A signaler aussi une photo d’une ringardise exceptionnelle où l’on voit Malraux, debout de profil dans une robe de chambre à carreaux écossais, lisant un grand livre, tandis qu’à l’arrière-plan sa « seconde femme légitime » Madeleine Lioux est assise sur un canapé le regard vers lui dans une attitude d’admiration soumise. A voir ! 

Mais le livre est avant tout une succession de scènes sulpiciennes dans lesquelles les péripéties de la vie du héros sont magnifiées et exaltées. Le vol d’antiquités sur le temple khmer de Banteay Srei, par exemple, est excusé et même justifié, et le voleur est présenté comme une victime : « L’aventure indochinoise venait de confronter durement et injustement Malraux avec les formes les plus basses de l’esprit bourgeois : ricanement devant les manifestations du courage, vénération des pouvoirs établis, approbation des intrigues policières et de leur technique, jouissance devant l’écrasement du faible. » L’épisode suivant du journalisme à Saigon est bien entendu glorifié, dans un chapitre titré « Le rebelle de l’Orient » : « En Indochine, Malraux allait travailler avec toute sa passion et sa force juvénile, à une entreprise de libération de l’homme… » Et ainsi de suite.

 

Deux clés

Galante prend pour argent comptant tous les mensonges du grand homme. Par exemple : « Mon premier acte de résistance active se situe à Toulouse, en 1941, où, avec Emmanuel d’Astier de la Vigerie, dont le pseudonyme était Bernard, et Corniglion-Molinier, nous avons fait sauter un train de munitions allemand. » Je ne connaissais pas cette invention-là. Elle s’ajoute donc à celle qu’il avait livrée en 1945 au journaliste sud-américain dont l’article est reproduit dans Le Monde diplomatique d’août 1999 : « En 1941, il prit part à un exploit exceptionnel : la réorganisation d’un régiment de chars… » Cette frénésie d’affabulations est décidément pathologique ! Il est surprenant d’ailleurs que le cas psychiatrique de Malraux n’ait encore fait l’objet d’aucune publication. Les docteurs Delay et Bertagna qui l’ont soigné n’ont rien dit sur son cas ?

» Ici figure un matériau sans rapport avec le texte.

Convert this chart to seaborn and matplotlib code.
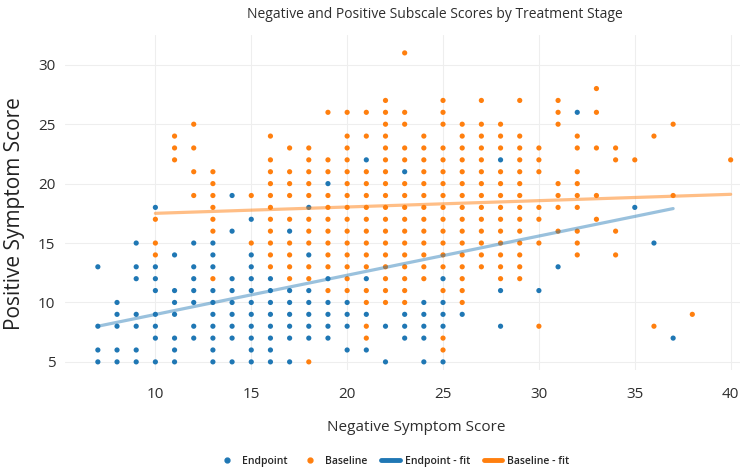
import numpy as np
import pandas as pd
import seaborn as sns
import matplotlib.pyplot as plt
from matplotlib.lines import Line2D

# negative score columns and the positive scores seen at each one
endpoint_x = [7, 8, 9, 10, 11, 12, 13, 14, 15, 16, 17, 18, 19, 20, 21, 22,
              23, 24, 25, 26, 28, 30, 31, 32, 35, 36, 37]
endpoint_y = [
    [13, 8, 6, 5],
    [10, 9, 8, 6, 5],
    [15, 13, 12, 9, 8, 6, 5],
    [18, 13, 12, 11, 9, 8, 7, 5],
    [14, 11, 10, 9, 7, 6, 5],
    [15, 13, 12, 11, 10, 8, 7],
    [15, 14, 13, 11, 10, 9, 8, 7, 6, 5],
    [19, 16, 12, 11, 10, 9, 8, 7, 5],
    [17, 14, 13, 12, 11, 10, 9, 8, 7, 6, 5],
    [12, 11, 10, 9, 8, 7, 6, 5],
    [16, 11, 10, 9, 8, 7, 5],
    [18, 14, 11, 10, 9, 8, 7],
    [20, 12, 10, 9, 8, 7],
    [10, 9, 8, 6],
    [22, 12, 9, 6],
    [8, 5],
    [21, 9, 8, 7],
    [10, 9, 8, 7, 5],
    [12, 10, 9, 8, 5],
    [9],
    [22, 11, 8],
    [11],
    [13],
    [26],
    [18],
    [15],
    [7],
]

baseline_x = [10, 11, 12, 13, 15, 16, 17, 18, 19, 20, 21, 22, 23, 24, 25, 26,
              27, 28, 29, 30, 31, 32, 33, 34, 35, 36, 37, 38, 40]
baseline_y = [
    [17, 15, 14],
    [24, 23, 22],
    [25, 23, 21, 19],
    [21, 20, 19, 18, 17, 16, 12],
    [19, 15],
    [24, 22, 21, 20, 19, 18, 17, 16, 15, 14, 13],
    [23, 21, 20, 19, 17, 15, 14, 13, 12],
    [23, 22, 21, 20, 19, 17, 16, 15, 13, 12, 5],
    [26, 22, 21, 19, 18, 17, 16, 15, 14, 13, 11],
    [26, 24, 23, 22, 21, 20, 19, 18, 17, 16, 15, 14, 13, 12, 11],
    [26, 24, 21, 20, 19, 18, 17, 16, 15, 14, 13, 11, 10, 8, 7],
    [27, 26, 25, 24, 23, 22, 21, 20, 19, 18, 17, 16, 15, 14, 13, 12, 11, 10],
    [31, 26, 25, 23, 22, 20, 19, 18, 17, 16, 15, 14, 13, 12, 11, 10],
    [24, 23, 22, 21, 20, 19, 18, 17, 16, 15, 14, 13, 12],
    [27, 26, 25, 23, 22, 21, 20, 19, 18, 17, 16, 15, 14, 13, 11, 7, 6],
    [25, 24, 23, 22, 21, 20, 19, 18, 17, 16, 15, 14, 13, 12, 11, 10],
    [27, 25, 24, 23, 22, 21, 20, 19, 18, 17, 16, 15, 14, 13],
    [25, 24, 23, 21, 20, 19, 18, 17, 16, 15, 14, 13, 12],
    [27, 24, 23, 22, 21, 20, 19, 18, 17, 16, 15, 14, 13, 12],
    [23, 22, 21, 18, 17, 15, 8],
    [27, 26, 25, 20, 19, 18, 16],
    [24, 23, 21, 20, 19, 18, 16, 15, 14],
    [28, 26, 23, 19, 17],
    [23, 22, 16, 14],
    [22],
    [24, 8],
    [25, 19],
    [9],
    [22],
]

# fit lines
endpoint_fit_x = [7, 37]
endpoint_fit_y = [8.0, 17.9]
baseline_fit_x = [10, 40]
baseline_fit_y = [17.5, 19.1]

blue = '#1f77b4'
orange = '#ff7f0e'
text_col = '#2e2e2e'


def expand(xs, ys, stage):
    rows = [(x, y) for x, col in zip(xs, ys) for y in col]
    d = pd.DataFrame(rows, columns=['neg', 'pos'])
    d['stage'] = stage
    return d


df = pd.concat([expand(endpoint_x, endpoint_y, 'Endpoint'),
                expand(baseline_x, baseline_y, 'Baseline')])

sns.set_style('white')
plt.rcParams['font.family'] = ['Open Sans', 'DejaVu Sans']

fig = plt.figure(figsize=(7.5, 4.74), dpi=100)
ax = fig.add_axes([0.087, 0.219, 0.9, 0.707])

sns.scatterplot(data=df, x='neg', y='pos', hue='stage',
                palette={'Endpoint': blue, 'Baseline': orange},
                s=14, linewidth=0, legend=False, ax=ax, zorder=3)
sns.lineplot(x=endpoint_fit_x, y=endpoint_fit_y, color=blue, alpha=0.45,
             linewidth=2.3, ax=ax, zorder=4)
sns.lineplot(x=baseline_fit_x, y=baseline_fit_y, color=orange, alpha=0.5,
             linewidth=2.3, ax=ax, zorder=4)

ax.set_xlim(5.3, 40.5)
ax.set_ylim(4.3, 32.5)
ax.set_xticks([10, 15, 20, 25, 30, 35, 40])
ax.set_yticks([5, 10, 15, 20, 25, 30])
ax.grid(True, color='#eeeeee', linewidth=0.8)
ax.set_axisbelow(True)
for s in ax.spines.values():
    s.set_visible(False)
ax.tick_params(length=0, labelsize=11, labelcolor=text_col)
ax.tick_params(axis='x', pad=12)
ax.tick_params(axis='y', pad=7)

ax.set_xlabel('Negative Symptom Score', fontsize=11, color=text_col)
ax.xaxis.set_label_coords(0.52, -0.15)
ax.set_ylabel('Positive Symptom Score', fontsize=15, color='#222222')
ax.yaxis.set_label_coords(-0.059, 0.466)
ax.set_title('Negative and Positive Subscale Scores by Treatment Stage',
             fontsize=10, color=text_col, x=0.548, pad=12)

handles = [
    Line2D([], [], marker='o', linestyle='', color=blue, markersize=3.5),
    Line2D([], [], marker='o', linestyle='', color=orange, markersize=3.5),
    Line2D([], [], color=blue, linewidth=3.5),
    Line2D([], [], color=orange, linewidth=3.5),
]
labels = ['Endpoint', 'Baseline', 'Endpoint - fit', 'Baseline - fit']
fig.legend(handles, labels, loc='center', bbox_to_anchor=(0.525, 0.027),
           ncol=4, frameon=False, handlelength=1.8,
           columnspacing=1.3, handletextpad=0.5,
           prop={'weight': 'semibold', 'size': 7.5})

fig.savefig('out.png', dpi=100)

Avec le trouble psychiatrique, une autre clé de compréhension de ses actes est dans le besoin considérable d’argent qu’entraînaient son goût du luxe et ses carences, lesquelles l’obligeaient à s’entourer d’une cohorte d’assistants (valet de chambre, chauffeur, secrétaire, interprète, garde du corps…). C’est ainsi que, de Clara (à qui il disait « je ne vous ai épousée que pour votre argent », ce qui l’enrageait, tant elle savait combien cette phrase contenait de vérité) aux Louise, puis Sophie de Vilmorin (dont il appréciait beaucoup le château de Verrières), sa vie peut être expliquée par la recherche de l’assouvissement de ses appétits matériels. C’est pourquoi l’on sourit lorsque Galante rapporte « Au contraire de Claudel, dit-il, l’argent ne m’a jamais intéressé. Ni pour, ni contre. »

 

Une référence

Dans le livre de Galante, les sujets les plus racoleurs sont mis en valeur dans la tradition du journalisme à sensation, Paris-Match n’est pas coéditeur pour rien. Ainsi des femmes : André et Clara, André et Louise, Josette Clotis, Une escale affective, Les amoureux de Verrières sont les titres de quelques chapitres. Ainsi de l’aventure Reine de Saba qui occupe 47 pages (sur 319 hors Appendices) et 8 chapitres (sur 39).

Bref, cet ouvrage est accablant !

Vous me direz, quelle importance, ce Pierre Galante (1909-1998) totalement grotesque n’a aucune notoriété et ne constitue pas un auteur de référence. Détrompez-vous : Jean Lacouture joint à sa biographie (1973) un « Choix bibliographique » d’une cinquantaine d’auteurs parmi lesquels il figure. Janine Mossuz-Lavau fait de même (parmi 24 auteurs, en 1982), et Curtis Cate (parmi 234, en 1994), et Pierre de Boisdeffre (parmi environ 50, en 1996), et Rémi Kauffer (parmi environ 80, en 2001), etc. Et Olivier Todd (2001) le cite, même si son nom n’est pas mentionné dans l’index (mais dans celui-ci Coustellier, par exemple, n’est censé apparaître qu’à la page 336 alors qu’il figure aussi aux pages 337, 342 et 646 n. 28 : on aurait attendu plus de rigueur de l’éditeur Gallimard).